|Hunting Seasons for Wild Birds in Rep. of Ireland 2012|
|Red Grouse||1st September to September 30th|
|Red-legged Partridge||1st November to January 31st|
|Cock Pheasant, Woodcock||1st November to January 31st|
Ireland with its crystal clear inland waterways, craggy islands, majestic salt and fresh water marshes, secluded woods and plentiful bogs, boasts some of Europe's most perfect hinterlands for thriving residential populations of game birds. Expertly managed in commercial hatcheries by long established Gun clubs, there are over 20 prolific species found throughout the country, available for your shooting pleasure in almost endless abundance. Mallard, Teal, Gadwall, Red Legged Partridge, Curlew, Grey Lag, Canada Geese, Ruddy Duck, Golden Plover, Snipe, Wood Pigeon, to name but a few, are some of the select quarry of the pristine and unspoiled Irish countryside.
Red Grouse are an indigenous game bird in Ireland with the population estimated at approximately 4,200 native birds. This number swells in autumn with captive birds being released into the wild for the hunting season.
Red Grouse can be found in several areas throughout Ireland in woodland settings, bog and marshy land with the exception of the midland counties where numbers seem to decline. The hunting season stretches from September 1st to September 30th and the highest numbers tend to be found in areas where heather is in abundance. The Red Grouse will move its location if early ground frost or snow occurs moving to windswept ledges and lower ground.

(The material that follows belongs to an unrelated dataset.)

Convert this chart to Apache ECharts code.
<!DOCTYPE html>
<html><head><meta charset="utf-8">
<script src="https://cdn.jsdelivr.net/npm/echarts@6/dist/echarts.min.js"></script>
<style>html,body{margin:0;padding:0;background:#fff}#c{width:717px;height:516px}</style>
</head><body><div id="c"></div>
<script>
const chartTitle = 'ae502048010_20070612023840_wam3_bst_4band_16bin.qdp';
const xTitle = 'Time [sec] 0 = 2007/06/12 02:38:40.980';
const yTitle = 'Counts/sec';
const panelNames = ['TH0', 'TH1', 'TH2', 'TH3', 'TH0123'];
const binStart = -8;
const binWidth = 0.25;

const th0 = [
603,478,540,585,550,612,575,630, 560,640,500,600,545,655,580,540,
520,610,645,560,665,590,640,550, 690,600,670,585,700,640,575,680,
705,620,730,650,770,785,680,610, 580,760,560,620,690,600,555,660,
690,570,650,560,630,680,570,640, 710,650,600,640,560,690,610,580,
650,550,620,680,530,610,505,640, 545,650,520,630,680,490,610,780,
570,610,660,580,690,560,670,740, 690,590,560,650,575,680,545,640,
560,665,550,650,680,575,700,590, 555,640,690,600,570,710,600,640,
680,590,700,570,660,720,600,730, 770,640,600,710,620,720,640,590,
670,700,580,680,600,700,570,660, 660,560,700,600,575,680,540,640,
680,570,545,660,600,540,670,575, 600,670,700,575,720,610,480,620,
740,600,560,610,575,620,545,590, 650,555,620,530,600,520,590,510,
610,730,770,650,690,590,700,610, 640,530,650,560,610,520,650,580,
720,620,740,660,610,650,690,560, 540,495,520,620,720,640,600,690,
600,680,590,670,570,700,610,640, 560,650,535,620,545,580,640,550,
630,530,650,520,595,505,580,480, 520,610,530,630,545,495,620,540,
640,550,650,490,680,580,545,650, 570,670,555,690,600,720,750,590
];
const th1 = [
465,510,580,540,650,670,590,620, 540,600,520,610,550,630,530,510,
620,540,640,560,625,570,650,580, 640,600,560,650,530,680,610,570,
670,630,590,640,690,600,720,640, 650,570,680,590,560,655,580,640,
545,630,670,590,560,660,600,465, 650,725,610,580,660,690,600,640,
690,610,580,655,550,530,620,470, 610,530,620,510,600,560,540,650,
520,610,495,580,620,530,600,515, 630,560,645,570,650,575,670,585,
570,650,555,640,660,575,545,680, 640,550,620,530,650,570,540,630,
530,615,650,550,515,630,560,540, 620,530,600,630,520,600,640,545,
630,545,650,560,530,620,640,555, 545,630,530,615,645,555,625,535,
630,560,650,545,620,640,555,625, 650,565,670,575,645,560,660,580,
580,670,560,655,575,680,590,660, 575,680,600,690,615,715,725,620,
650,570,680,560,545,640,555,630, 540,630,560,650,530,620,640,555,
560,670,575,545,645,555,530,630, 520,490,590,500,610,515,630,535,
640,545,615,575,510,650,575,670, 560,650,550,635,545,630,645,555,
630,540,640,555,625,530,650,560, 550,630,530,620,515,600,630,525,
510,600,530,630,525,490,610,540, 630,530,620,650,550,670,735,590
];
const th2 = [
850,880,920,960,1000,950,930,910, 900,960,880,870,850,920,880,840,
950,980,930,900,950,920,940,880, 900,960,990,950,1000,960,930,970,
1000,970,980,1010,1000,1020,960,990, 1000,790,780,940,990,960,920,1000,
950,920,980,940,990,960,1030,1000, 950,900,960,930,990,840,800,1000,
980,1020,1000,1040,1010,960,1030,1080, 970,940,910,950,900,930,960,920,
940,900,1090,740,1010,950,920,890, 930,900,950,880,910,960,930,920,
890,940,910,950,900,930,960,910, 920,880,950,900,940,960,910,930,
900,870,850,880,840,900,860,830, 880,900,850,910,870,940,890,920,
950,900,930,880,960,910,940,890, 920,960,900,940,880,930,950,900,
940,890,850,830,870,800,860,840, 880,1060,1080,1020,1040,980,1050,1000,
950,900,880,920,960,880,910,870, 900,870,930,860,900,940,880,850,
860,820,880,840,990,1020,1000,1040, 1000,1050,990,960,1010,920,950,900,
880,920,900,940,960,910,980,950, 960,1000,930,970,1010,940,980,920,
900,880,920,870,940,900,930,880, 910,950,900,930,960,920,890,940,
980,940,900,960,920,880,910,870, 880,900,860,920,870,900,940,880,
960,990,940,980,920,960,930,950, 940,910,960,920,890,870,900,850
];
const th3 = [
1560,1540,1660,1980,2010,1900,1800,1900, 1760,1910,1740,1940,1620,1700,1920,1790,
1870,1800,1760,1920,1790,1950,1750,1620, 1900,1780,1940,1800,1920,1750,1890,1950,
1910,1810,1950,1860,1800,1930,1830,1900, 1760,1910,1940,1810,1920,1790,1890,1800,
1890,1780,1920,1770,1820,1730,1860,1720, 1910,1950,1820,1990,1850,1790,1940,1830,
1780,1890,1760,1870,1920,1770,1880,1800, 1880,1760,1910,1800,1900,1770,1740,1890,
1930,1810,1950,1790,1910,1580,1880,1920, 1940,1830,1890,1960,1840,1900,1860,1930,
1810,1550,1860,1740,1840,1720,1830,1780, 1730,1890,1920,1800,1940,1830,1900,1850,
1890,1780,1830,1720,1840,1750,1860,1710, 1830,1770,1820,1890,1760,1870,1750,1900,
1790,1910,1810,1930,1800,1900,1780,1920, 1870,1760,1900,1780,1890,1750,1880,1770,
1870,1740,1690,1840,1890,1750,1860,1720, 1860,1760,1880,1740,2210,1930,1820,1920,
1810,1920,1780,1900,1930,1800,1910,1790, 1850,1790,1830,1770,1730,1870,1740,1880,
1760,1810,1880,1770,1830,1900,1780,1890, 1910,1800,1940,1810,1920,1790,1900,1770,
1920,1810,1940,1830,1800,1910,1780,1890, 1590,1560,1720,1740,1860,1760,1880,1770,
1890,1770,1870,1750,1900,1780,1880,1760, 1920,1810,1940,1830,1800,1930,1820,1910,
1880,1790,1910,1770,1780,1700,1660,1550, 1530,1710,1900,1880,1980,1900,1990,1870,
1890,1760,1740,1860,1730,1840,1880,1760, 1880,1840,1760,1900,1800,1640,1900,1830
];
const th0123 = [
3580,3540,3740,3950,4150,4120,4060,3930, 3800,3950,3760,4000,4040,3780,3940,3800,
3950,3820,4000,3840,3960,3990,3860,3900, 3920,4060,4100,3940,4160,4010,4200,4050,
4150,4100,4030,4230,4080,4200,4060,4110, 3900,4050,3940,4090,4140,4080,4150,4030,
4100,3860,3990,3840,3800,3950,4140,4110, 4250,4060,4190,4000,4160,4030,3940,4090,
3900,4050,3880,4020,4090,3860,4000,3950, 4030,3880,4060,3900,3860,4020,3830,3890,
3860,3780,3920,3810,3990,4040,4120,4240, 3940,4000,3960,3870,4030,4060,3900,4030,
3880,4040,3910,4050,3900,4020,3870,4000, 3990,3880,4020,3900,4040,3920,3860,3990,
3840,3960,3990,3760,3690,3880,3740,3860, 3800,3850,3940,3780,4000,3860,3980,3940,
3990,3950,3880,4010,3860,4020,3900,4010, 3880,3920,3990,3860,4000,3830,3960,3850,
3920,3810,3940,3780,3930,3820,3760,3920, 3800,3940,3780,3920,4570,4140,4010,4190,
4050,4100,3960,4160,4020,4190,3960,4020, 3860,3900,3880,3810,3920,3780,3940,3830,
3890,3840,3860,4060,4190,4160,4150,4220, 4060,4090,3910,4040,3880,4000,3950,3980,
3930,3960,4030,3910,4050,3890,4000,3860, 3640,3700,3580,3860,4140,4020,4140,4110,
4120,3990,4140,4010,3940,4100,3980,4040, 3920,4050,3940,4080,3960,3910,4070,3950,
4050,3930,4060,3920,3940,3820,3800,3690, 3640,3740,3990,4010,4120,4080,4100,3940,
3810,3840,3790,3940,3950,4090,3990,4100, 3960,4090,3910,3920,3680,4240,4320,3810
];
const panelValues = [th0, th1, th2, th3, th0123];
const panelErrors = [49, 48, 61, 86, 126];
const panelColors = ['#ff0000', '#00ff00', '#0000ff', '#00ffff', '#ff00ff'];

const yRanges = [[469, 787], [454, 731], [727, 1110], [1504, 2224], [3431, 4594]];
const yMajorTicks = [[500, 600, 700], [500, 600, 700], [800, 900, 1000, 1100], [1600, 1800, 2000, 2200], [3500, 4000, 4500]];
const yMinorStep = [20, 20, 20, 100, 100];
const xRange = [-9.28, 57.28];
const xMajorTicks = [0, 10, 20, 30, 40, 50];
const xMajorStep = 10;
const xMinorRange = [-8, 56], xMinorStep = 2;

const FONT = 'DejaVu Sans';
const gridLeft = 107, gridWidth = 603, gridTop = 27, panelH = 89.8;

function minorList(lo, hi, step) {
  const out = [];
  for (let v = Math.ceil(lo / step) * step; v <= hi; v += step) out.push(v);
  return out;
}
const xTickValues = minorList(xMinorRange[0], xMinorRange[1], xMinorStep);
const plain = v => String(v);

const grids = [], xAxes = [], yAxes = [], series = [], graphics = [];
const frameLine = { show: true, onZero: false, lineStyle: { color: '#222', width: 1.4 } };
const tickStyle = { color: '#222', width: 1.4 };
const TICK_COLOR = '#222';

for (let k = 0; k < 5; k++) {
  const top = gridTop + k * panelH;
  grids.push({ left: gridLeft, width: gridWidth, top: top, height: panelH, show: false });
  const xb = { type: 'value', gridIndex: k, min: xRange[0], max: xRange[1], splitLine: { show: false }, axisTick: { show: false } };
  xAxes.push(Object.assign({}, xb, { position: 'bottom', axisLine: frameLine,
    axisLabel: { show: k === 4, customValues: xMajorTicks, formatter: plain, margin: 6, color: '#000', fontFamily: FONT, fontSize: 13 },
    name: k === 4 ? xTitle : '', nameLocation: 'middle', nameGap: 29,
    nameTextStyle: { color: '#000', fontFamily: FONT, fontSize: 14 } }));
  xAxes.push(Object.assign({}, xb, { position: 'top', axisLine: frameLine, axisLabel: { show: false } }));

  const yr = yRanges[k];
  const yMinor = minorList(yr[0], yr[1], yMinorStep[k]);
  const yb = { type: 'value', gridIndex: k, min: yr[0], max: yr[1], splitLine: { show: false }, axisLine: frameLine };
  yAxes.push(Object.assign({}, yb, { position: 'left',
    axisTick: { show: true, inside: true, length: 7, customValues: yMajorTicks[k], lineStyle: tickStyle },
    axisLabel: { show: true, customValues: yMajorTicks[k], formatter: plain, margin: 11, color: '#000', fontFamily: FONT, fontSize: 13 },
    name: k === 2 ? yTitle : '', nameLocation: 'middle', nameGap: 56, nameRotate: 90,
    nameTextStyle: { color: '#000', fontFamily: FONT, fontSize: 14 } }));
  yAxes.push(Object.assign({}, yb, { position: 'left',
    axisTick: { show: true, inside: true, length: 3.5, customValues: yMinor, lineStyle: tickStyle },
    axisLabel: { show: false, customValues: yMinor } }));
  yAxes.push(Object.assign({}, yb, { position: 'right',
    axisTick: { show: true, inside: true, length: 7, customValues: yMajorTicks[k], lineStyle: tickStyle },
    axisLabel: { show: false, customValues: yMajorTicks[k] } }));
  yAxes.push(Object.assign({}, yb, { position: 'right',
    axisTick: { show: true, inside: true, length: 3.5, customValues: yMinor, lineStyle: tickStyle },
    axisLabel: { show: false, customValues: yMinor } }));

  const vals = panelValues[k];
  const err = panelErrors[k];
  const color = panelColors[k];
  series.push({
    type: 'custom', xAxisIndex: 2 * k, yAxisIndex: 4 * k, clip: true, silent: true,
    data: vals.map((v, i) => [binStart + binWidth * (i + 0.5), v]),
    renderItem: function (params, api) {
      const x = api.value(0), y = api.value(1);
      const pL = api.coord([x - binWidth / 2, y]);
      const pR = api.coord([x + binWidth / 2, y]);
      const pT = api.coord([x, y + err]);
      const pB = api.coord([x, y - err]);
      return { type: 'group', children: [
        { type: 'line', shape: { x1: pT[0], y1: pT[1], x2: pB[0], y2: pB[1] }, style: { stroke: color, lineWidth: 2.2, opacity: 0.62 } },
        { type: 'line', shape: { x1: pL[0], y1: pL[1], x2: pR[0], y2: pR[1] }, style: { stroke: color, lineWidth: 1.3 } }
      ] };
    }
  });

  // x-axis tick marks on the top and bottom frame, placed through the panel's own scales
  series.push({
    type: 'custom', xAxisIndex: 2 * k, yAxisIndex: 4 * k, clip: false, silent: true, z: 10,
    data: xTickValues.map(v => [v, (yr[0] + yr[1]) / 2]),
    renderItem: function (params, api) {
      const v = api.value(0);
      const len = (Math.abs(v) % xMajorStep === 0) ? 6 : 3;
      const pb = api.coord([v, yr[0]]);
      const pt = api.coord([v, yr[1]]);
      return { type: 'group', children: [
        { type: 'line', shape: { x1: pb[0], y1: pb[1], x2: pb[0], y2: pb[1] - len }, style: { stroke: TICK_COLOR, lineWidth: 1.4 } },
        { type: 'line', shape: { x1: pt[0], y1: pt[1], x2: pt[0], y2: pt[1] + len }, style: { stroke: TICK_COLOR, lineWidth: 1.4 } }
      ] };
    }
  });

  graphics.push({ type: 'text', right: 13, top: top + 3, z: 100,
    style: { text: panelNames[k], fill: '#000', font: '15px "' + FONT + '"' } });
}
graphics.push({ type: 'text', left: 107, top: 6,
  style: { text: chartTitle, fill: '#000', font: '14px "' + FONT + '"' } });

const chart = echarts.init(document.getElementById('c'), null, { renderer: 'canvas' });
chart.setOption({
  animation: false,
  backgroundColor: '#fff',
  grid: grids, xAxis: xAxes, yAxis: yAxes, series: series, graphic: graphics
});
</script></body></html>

Red-legged Partridge are not indigenous to Ireland but were introduced in the past thirty years primarily for game shooting. Part of the pheasant family, this species can be found on dry lowlands such as farmland and open stony areas. The hunting season stretches from November 1 st to January 31st with birds more likely to run than fly when flushed but if necessary will fly a short distance.
Pheasants are not indigenous to Ireland but were introduced to this country primarily for game shooting. Their numbers increase in September with captive birds being released into the wild for the hunting season. Pheasant can be found in several areas throughout Ireland but mostly visible in fields and alongside roads. The hunting season stretches from November 1st to January 31st and they are widespread throughout the country with the exception of the west.